=== Objective ===
Line by line, repeat the data below exactly, beginning at the first line and ending at the line with "import plotly.graph_objects as go". Omit pictures.

=== Source data ===
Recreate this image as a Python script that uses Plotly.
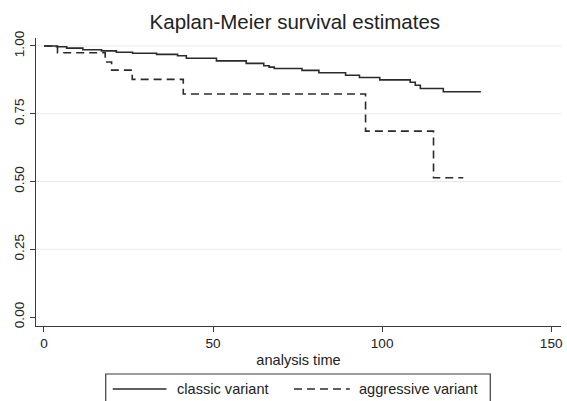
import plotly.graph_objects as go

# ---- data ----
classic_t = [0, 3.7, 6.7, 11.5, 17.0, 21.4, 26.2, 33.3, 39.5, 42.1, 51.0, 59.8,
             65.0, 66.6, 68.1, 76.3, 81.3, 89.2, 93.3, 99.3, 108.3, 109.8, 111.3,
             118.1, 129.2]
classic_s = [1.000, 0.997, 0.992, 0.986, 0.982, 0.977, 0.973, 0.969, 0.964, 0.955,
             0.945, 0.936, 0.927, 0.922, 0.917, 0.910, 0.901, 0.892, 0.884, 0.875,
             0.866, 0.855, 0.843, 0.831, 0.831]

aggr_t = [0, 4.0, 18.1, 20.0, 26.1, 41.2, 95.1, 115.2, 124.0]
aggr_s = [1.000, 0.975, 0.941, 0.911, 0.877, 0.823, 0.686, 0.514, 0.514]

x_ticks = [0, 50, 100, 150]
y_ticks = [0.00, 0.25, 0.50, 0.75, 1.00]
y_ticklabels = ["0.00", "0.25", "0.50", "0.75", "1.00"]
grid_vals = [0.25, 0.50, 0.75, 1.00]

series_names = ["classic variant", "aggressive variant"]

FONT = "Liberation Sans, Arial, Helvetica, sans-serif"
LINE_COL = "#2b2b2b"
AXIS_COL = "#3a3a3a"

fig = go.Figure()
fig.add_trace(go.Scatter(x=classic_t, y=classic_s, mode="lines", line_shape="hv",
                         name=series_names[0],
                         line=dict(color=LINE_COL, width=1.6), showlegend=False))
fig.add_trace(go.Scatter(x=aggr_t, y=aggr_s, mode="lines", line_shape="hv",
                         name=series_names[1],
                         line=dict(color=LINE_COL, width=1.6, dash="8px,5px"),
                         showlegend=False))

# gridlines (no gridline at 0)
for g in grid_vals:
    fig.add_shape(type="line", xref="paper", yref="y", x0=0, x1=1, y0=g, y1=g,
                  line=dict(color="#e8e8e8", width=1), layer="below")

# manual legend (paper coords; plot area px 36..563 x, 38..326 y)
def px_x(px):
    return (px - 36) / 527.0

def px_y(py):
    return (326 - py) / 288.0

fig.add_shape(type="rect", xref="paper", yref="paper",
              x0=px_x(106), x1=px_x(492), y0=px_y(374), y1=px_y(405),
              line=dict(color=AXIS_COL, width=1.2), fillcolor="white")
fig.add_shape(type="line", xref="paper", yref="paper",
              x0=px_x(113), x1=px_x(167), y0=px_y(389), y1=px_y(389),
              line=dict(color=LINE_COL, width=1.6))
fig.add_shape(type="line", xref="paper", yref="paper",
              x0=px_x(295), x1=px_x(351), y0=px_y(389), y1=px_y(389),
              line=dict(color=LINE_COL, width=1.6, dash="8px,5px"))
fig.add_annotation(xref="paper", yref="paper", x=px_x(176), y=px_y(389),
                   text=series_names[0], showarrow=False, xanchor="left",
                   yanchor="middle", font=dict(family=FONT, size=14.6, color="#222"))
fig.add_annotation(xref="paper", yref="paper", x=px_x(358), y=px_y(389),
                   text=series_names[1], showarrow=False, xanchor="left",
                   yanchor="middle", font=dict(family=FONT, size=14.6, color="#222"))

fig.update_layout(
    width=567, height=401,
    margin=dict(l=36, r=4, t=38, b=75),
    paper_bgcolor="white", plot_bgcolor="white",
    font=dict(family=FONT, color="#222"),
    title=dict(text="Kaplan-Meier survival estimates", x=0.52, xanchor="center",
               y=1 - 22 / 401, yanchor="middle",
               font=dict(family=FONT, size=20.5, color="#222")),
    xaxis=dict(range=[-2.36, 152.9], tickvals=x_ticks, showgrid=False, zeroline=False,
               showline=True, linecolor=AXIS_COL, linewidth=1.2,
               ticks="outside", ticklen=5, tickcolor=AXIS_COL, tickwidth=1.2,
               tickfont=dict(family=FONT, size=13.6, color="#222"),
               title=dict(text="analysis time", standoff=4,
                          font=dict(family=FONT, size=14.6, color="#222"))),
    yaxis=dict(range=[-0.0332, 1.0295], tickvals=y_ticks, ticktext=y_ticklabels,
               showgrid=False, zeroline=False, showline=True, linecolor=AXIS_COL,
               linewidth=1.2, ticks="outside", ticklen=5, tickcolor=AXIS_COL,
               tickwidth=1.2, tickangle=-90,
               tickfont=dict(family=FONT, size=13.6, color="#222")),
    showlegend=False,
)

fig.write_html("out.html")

=== Output for this exercise ===
Recreate this image as a Python script that uses Plotly.
import plotly.graph_objects as go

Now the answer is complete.